▶ EXERCISE DETAILS
Exact reproduction of the data is required, with images excluded.
....
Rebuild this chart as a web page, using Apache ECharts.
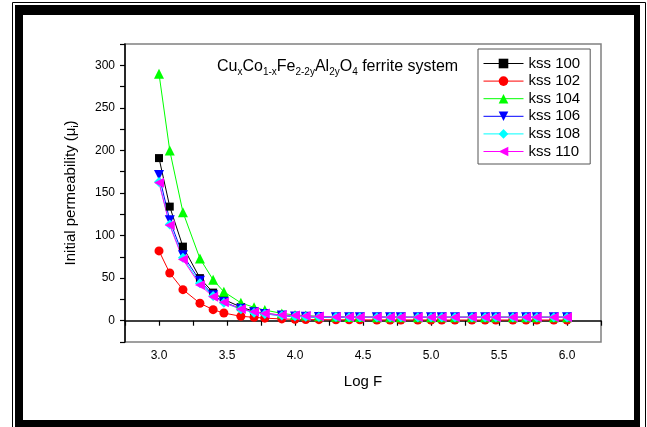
<!DOCTYPE html>
<html><head><meta charset="utf-8">
<script src="https://cdn.jsdelivr.net/npm/echarts@6/dist/echarts.min.js"></script>
<style>html,body{margin:0;padding:0;background:#fff}#c{width:647px;height:427px}</style>
</head><body><div id="c"></div>
<script>
var logF = [3.000, 3.079, 3.176, 3.301, 3.398, 3.477, 3.602, 3.699, 3.778, 3.903,
            4.000, 4.079, 4.176, 4.301, 4.398, 4.477, 4.602, 4.699, 4.778, 4.903,
            5.000, 5.079, 5.176, 5.301, 5.398, 5.477, 5.602, 5.699, 5.778, 5.903, 6.000];
var kss100 = [191, 134, 87, 50, 33, 25, 16, 11, 8.5, 6.5, 5.2, 4.8, 4.5, 4.3, 4.2, 4.1, 4.1, 4.0, 4.0, 4.0, 4.0, 4.0, 4.0, 4.0, 4.0, 4.0, 4.0, 4.0, 4.0, 4.0, 4.0];
var kss102 = [82, 56, 36.5, 20.5, 13, 9, 5.2, 4, 3, 2.1, 1.6, 1.4, 1.2, 1.1, 1.0, 1.0, 0.9, 0.9, 0.9, 0.9, 0.8, 0.8, 0.8, 0.8, 0.8, 0.8, 0.8, 0.8, 0.8, 0.8, 0.8];
var kss104 = [290, 200, 127.5, 73, 48, 34, 21, 15.7, 12.5, 8.6, 6.7, 6, 5.2, 4.6, 4.4, 4.3, 4.2, 4.1, 4.1, 4.0, 4.0, 4.0, 4.0, 4.0, 4.0, 4.0, 4.0, 4.0, 4.0, 4.0, 4.0];
var kss106 = [171, 118, 77, 47, 30, 22, 14, 10, 8, 6, 5, 4.6, 4.4, 4.2, 4.1, 4.0, 4.0, 4.0, 4.0, 4.0, 4.0, 4.0, 4.0, 4.0, 4.0, 4.0, 4.0, 4.0, 4.0, 4.0, 4.0];
var kss108 = [163, 113, 74, 44, 29, 21, 13.5, 9.5, 7.8, 6.2, 5.3, 4.8, 4.5, 4.3, 4.2, 4.1, 4.0, 4.0, 4.0, 4.0, 4.0, 4.0, 4.0, 4.0, 4.0, 4.0, 4.0, 4.0, 4.0, 4.0, 4.0];
var kss110 = [162, 112, 72, 42, 28, 21.6, 13.7, 10.6, 8.6, 6.7, 6, 5.5, 5, 4.4, 4.3, 4.2, 4.2, 4.1, 4.1, 4.1, 4.1, 4.1, 4.1, 4.1, 4.1, 4.1, 4.1, 4.1, 4.1, 4.1, 4.1];
var seriesNames = ['kss 100', 'kss 102', 'kss 104', 'kss 106', 'kss 108', 'kss 110'];
var xTickLabels = [3.0, 3.5, 4.0, 4.5, 5.0, 5.5, 6.0];
var yTickLabels = [0, 50, 100, 150, 200, 250, 300];

var allData = [kss100, kss102, kss104, kss106, kss108, kss110];
var colors = ['#000000', '#ff0000', '#00ff00', '#0000ff', '#00ffff', '#ff00ff'];
var symbols = ['rect', 'circle', 'triangle', 'triangle', 'diamond', 'triangle'];
var rotates = [0, 0, 0, 180, 0, 90];
var sizes = [8, 9, 10, 10, 10, 10];
var FONT = 'Liberation Sans, Arial, sans-serif';

function pairs(ys) { return logF.map(function (x, i) { return [x, ys[i]]; }); }

var series = allData.map(function (d, i) {
  return {
    name: seriesNames[i], type: 'line', data: pairs(d),
    symbol: symbols[i], symbolRotate: rotates[i], symbolSize: sizes[i],
    showAllSymbol: true,
    lineStyle: { color: colors[i], width: 1 },
    itemStyle: { color: colors[i] },
    emphasis: { disabled: true }, animation: false
  };
});

var chart = echarts.init(document.getElementById('c'), null, { renderer: 'canvas' });
chart.setOption({
  backgroundColor: '#ffffff',
  animation: false,
  color: colors,
  grid: { left: 125, top: 44, right: 46, bottom: 85, show: true, borderColor: '#808080', borderWidth: 1.5, backgroundColor: 'transparent' },
  xAxis: {
    type: 'value', min: 2.75, max: 6.25, interval: 0.25,
    name: 'Log F', nameLocation: 'middle', nameGap: 32,
    nameTextStyle: { fontFamily: FONT, fontSize: 15, color: '#000' },
    axisLine: { lineStyle: { color: '#000', width: 1.5 } },
    axisTick: { show: true, inside: false, length: 5, lineStyle: { color: '#000', width: 1.2 } },
    axisLabel: { customValues: xTickLabels, formatter: function (v) { return v.toFixed(1); }, fontFamily: FONT, fontSize: 12, color: '#000', margin: 8 },
    splitLine: { show: false }
  },
  yAxis: {
    type: 'value', min: -25, max: 325, interval: 25,
    name: '{a|Initial permeability (μ}{s|i}{a|)}', nameLocation: 'middle', nameGap: 45,
    nameTextStyle: { fontFamily: FONT, color: '#000',
      rich: { a: { fontFamily: FONT, fontSize: 15, color: '#000', lineHeight: 18 },
              s: { fontFamily: FONT, fontSize: 9, color: '#000', lineHeight: 18, verticalAlign: 'bottom', padding: [6, 0, 0, 0] } } },
    axisLine: { lineStyle: { color: '#000', width: 1.5 } },
    axisTick: { show: true, inside: false, length: 5, lineStyle: { color: '#000', width: 1.2 } },
    axisLabel: { customValues: yTickLabels, fontFamily: FONT, fontSize: 12, color: '#000', margin: 10 },
    splitLine: { show: false }
  },
  legend: {
    show: true, orient: 'vertical', left: 478, top: 49,
    padding: [7, 10, 5, 5], itemWidth: 40, itemHeight: 12, itemGap: 2.6,
    borderColor: '#555', borderWidth: 1, backgroundColor: '#fff',
    lineStyle: { width: 1 },
    textStyle: { fontFamily: FONT, fontSize: 15, color: '#000' },
    data: seriesNames
  },
  title: {
    left: 212, top: 52,
    text: '{a|Cu}{s|x}{a|Co}{s|1-x}{a|Fe}{s|2-2y}{a|Al}{s|2y}{a|O}{s|4}{a| ferrite system}',
    textStyle: { fontWeight: 'normal', rich: {
      a: { fontFamily: FONT, fontSize: 16, fontWeight: 'normal', color: '#000', lineHeight: 20, verticalAlign: 'middle' },
      s: { fontFamily: FONT, fontSize: 10, fontWeight: 'normal', color: '#000', lineHeight: 20, verticalAlign: 'bottom', padding: [8, 0, 0, 0] }
    } }
  },
  graphic: [
    { type: 'rect', silent: true, z: 100, shape: { x: 12.5, y: 2.5, width: 633, height: 430 }, style: { fill: null, stroke: '#000', lineWidth: 1 } },
    { type: 'rect', silent: true, z: 100, shape: { x: 15, y: 5, width: 625, height: 10 }, style: { fill: '#000' } },
    { type: 'rect', silent: true, z: 100, shape: { x: 15, y: 5, width: 8, height: 422 }, style: { fill: '#000' } },
    { type: 'rect', silent: true, z: 100, shape: { x: 634, y: 5, width: 6, height: 422 }, style: { fill: '#000' } },
    { type: 'rect', silent: true, z: 100, shape: { x: 15, y: 420, width: 625, height: 7 }, style: { fill: '#000' } }
  ],
  series: series
});
</script></body></html>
....
▶ SOLUTION
Rebuild this chart as a web page, using Apache ECharts.
<!DOCTYPE html>
<html><head><meta charset="utf-8">
<script src="https://cdn.jsdelivr.net/npm/echarts@6/dist/echarts.min.js"></script>
<style>html,body{margin:0;padding:0;background:#fff}#c{width:647px;height:427px}</style>
</head><body><div id="c"></div>
<script>
var logF = [3.000, 3.079, 3.176, 3.301, 3.398, 3.477, 3.602, 3.699, 3.778, 3.903,
            4.000, 4.079, 4.176, 4.301, 4.398, 4.477, 4.602, 4.699, 4.778, 4.903,
            5.000, 5.079, 5.176, 5.301, 5.398, 5.477, 5.602, 5.699, 5.778, 5.903, 6.000];
var kss100 = [191, 134, 87, 50, 33, 25, 16, 11, 8.5, 6.5, 5.2, 4.8, 4.5, 4.3, 4.2, 4.1, 4.1, 4.0, 4.0, 4.0, 4.0, 4.0, 4.0, 4.0, 4.0, 4.0, 4.0, 4.0, 4.0, 4.0, 4.0];
var kss102 = [82, 56, 36.5, 20.5, 13, 9, 5.2, 4, 3, 2.1, 1.6, 1.4, 1.2, 1.1, 1.0, 1.0, 0.9, 0.9, 0.9, 0.9, 0.8, 0.8, 0.8, 0.8, 0.8, 0.8, 0.8, 0.8, 0.8, 0.8, 0.8];
var kss104 = [290, 200, 127.5, 73, 48, 34, 21, 15.7, 12.5, 8.6, 6.7, 6, 5.2, 4.6, 4.4, 4.3, 4.2, 4.1, 4.1, 4.0, 4.0, 4.0, 4.0, 4.0, 4.0, 4.0, 4.0, 4.0, 4.0, 4.0, 4.0];
var kss106 = [171, 118, 77, 47, 30, 22, 14, 10, 8, 6, 5, 4.6, 4.4, 4.2, 4.1, 4.0, 4.0, 4.0, 4.0, 4.0, 4.0, 4.0, 4.0, 4.0, 4.0, 4.0, 4.0, 4.0, 4.0, 4.0, 4.0];
var kss108 = [163, 113, 74, 44, 29, 21, 13.5, 9.5, 7.8, 6.2, 5.3, 4.8, 4.5, 4.3, 4.2, 4.1, 4.0, 4.0, 4.0, 4.0, 4.0, 4.0, 4.0, 4.0, 4.0, 4.0, 4.0, 4.0, 4.0, 4.0, 4.0];
var kss110 = [162, 112, 72, 42, 28, 21.6, 13.7, 10.6, 8.6, 6.7, 6, 5.5, 5, 4.4, 4.3, 4.2, 4.2, 4.1, 4.1, 4.1, 4.1, 4.1, 4.1, 4.1, 4.1, 4.1, 4.1, 4.1, 4.1, 4.1, 4.1];
var seriesNames = ['kss 100', 'kss 102', 'kss 104', 'kss 106', 'kss 108', 'kss 110'];
var xTickLabels = [3.0, 3.5, 4.0, 4.5, 5.0, 5.5, 6.0];
var yTickLabels = [0, 50, 100, 150, 200, 250, 300];

var allData = [kss100, kss102, kss104, kss106, kss108, kss110];
var colors = ['#000000', '#ff0000', '#00ff00', '#0000ff', '#00ffff', '#ff00ff'];
var symbols = ['rect', 'circle', 'triangle', 'triangle', 'diamond', 'triangle'];
var rotates = [0, 0, 0, 180, 0, 90];
var sizes = [8, 9, 10, 10, 10, 10];
var FONT = 'Liberation Sans, Arial, sans-serif';

function pairs(ys) { return logF.map(function (x, i) { return [x, ys[i]]; }); }

var series = allData.map(function (d, i) {
  return {
    name: seriesNames[i], type: 'line', data: pairs(d),
    symbol: symbols[i], symbolRotate: rotates[i], symbolSize: sizes[i],
    showAllSymbol: true,
    lineStyle: { color: colors[i], width: 1 },
    itemStyle: { color: colors[i] },
    emphasis: { disabled: true }, animation: false
  };
});

var chart = echarts.init(document.getElementById('c'), null, { renderer: 'canvas' });
chart.setOption({
  backgroundColor: '#ffffff',
  animation: false,
  color: colors,
  grid: { left: 125, top: 44, right: 46, bottom: 85, show: true, borderColor: '#808080', borderWidth: 1.5, backgroundColor: 'transparent' },
  xAxis: {
    type: 'value', min: 2.75, max: 6.25, interval: 0.25,
    name: 'Log F', nameLocation: 'middle', nameGap: 32,
    nameTextStyle: { fontFamily: FONT, fontSize: 15, color: '#000' },
    axisLine: { lineStyle: { color: '#000', width: 1.5 } },
    axisTick: { show: true, inside: false, length: 5, lineStyle: { color: '#000', width: 1.2 } },
    axisLabel: { customValues: xTickLabels, formatter: function (v) { return v.toFixed(1); }, fontFamily: FONT, fontSize: 12, color: '#000', margin: 8 },
    splitLine: { show: false }
  },
  yAxis: {
    type: 'value', min: -25, max: 325, interval: 25,
    name: '{a|Initial permeability (μ}{s|i}{a|)}', nameLocation: 'middle', nameGap: 45,
    nameTextStyle: { fontFamily: FONT, color: '#000',
      rich: { a: { fontFamily: FONT, fontSize: 15, color: '#000', lineHeight: 18 },
              s: { fontFamily: FONT, fontSize: 9, color: '#000', lineHeight: 18, verticalAlign: 'bottom', padding: [6, 0, 0, 0] } } },
    axisLine: { lineStyle: { color: '#000', width: 1.5 } },
    axisTick: { show: true, inside: false, length: 5, lineStyle: { color: '#000', width: 1.2 } },
    axisLabel: { customValues: yTickLabels, fontFamily: FONT, fontSize: 12, color: '#000', margin: 10 },
    splitLine: { show: false }
  },
  legend: {
    show: true, orient: 'vertical', left: 478, top: 49,
    padding: [7, 10, 5, 5], itemWidth: 40, itemHeight: 12, itemGap: 2.6,
    borderColor: '#555', borderWidth: 1, backgroundColor: '#fff',
    lineStyle: { width: 1 },
    textStyle: { fontFamily: FONT, fontSize: 15, color: '#000' },
    data: seriesNames
  },
  title: {
    left: 212, top: 52,
    text: '{a|Cu}{s|x}{a|Co}{s|1-x}{a|Fe}{s|2-2y}{a|Al}{s|2y}{a|O}{s|4}{a| ferrite system}',
    textStyle: { fontWeight: 'normal', rich: {
      a: { fontFamily: FONT, fontSize: 16, fontWeight: 'normal', color: '#000', lineHeight: 20, verticalAlign: 'middle' },
      s: { fontFamily: FONT, fontSize: 10, fontWeight: 'normal', color: '#000', lineHeight: 20, verticalAlign: 'bottom', padding: [8, 0, 0, 0] }
    } }
  },
  graphic: [
    { type: 'rect', silent: true, z: 100, shape: { x: 12.5, y: 2.5, width: 633, height: 430 }, style: { fill: null, stroke: '#000', lineWidth: 1 } },
    { type: 'rect', silent: true, z: 100, shape: { x: 15, y: 5, width: 625, height: 10 }, style: { fill: '#000' } },
    { type: 'rect', silent: true, z: 100, shape: { x: 15, y: 5, width: 8, height: 422 }, style: { fill: '#000' } },
    { type: 'rect', silent: true, z: 100, shape: { x: 634, y: 5, width: 6, height: 422 }, style: { fill: '#000' } },
    { type: 'rect', silent: true, z: 100, shape: { x: 15, y: 420, width: 625, height: 7 }, style: { fill: '#000' } }
  ],
  series: series
});
</script></body></html>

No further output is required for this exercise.